Plusieurs soulignent que le droit se complexifie (GAUTRAIS, 2024), tout en s’imposant dans les sociétés démocratiques comme la voie suprême de résolution des conflits. De fait, le droit est devenu progressivement le principal référentiel des sociétés contemporaines au point où certains qualifient ce phénomène de « colonisation » du monde par le droit (HABERMAS, 1997). Malgré toute l’autorité et la place qu’occupe le droit au sein des sociétés occidentales, plusieurs reconnaissent du même souffle que le droit traverse également une crise (BELLEY, 2002 ; MEKKI, 2009 ; OTIS, 2005 ; THIBIERGE, 2009), de sorte que le droit peine à assouvir ses finalités de régulation sociale. Par exemple, le problème coriace de l’accès à la justice demeure entier (NOREAU, 2010), tout comme ceux des délais, des coûts, de la polarisation des parties, pour n’en nommer que quelques-uns (OTIS, 2001). Face à ces difficultés récurrentes et persistantes, le droit se transforme. Pour reprendre les propos introductifs du Dictionnaire de la norme, le droit « (…) fait montre d’une évolution profonde dans la manière de le dire et de le faire » (GAUTRAIS, 2024, p. 1).
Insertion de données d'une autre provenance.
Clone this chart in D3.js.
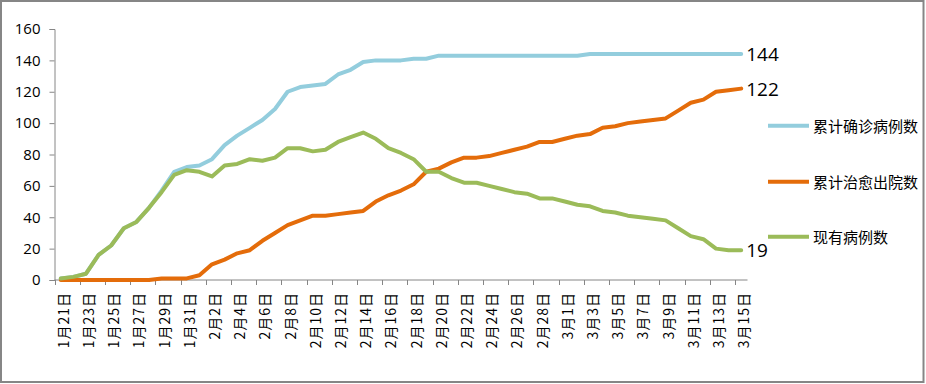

C’est précisément à cette manière de « dire et de faire » le droit, par le prisme de son rapprochement à l’éthique, que nous nous attardons dans le présent texte. Face aux écueils du système juridique traditionnel, nous souhaitons aborder le « passage du gouvernement à la gouvernance » (SUPIOT, 2015, Partie 1, chapitre 1, cité dans GAUTRAIS, 2024, p. 2), soit l’émergence d’une normativité hétérogène, l’ « érosion des concepts » (GAUTRAIS, 2024), voire la fonte de concepts, par l’examen du rapprochement du droit et de l’éthique que nous qualifions d’éthicisation du droit. Car force est de reconnaître que les alternatives que proposent les modes de prévention des différends (PRD) qui misent sur une plus grande accessibilité et satisfaction des parties et au final, d’une plus grande justice (OTIS, 2001 ; ROBERGE 2023), ou encore, le droit mou, qui offre une nouvelle autonomie aux destinataires de la norme et une nouvelle forme de fonctionnement, plus décentralisée (MEKKI, 2009), s’inscrivent dans une tendance profonde et fondamentale de transformation du droit qui le rapproche de l’éthique.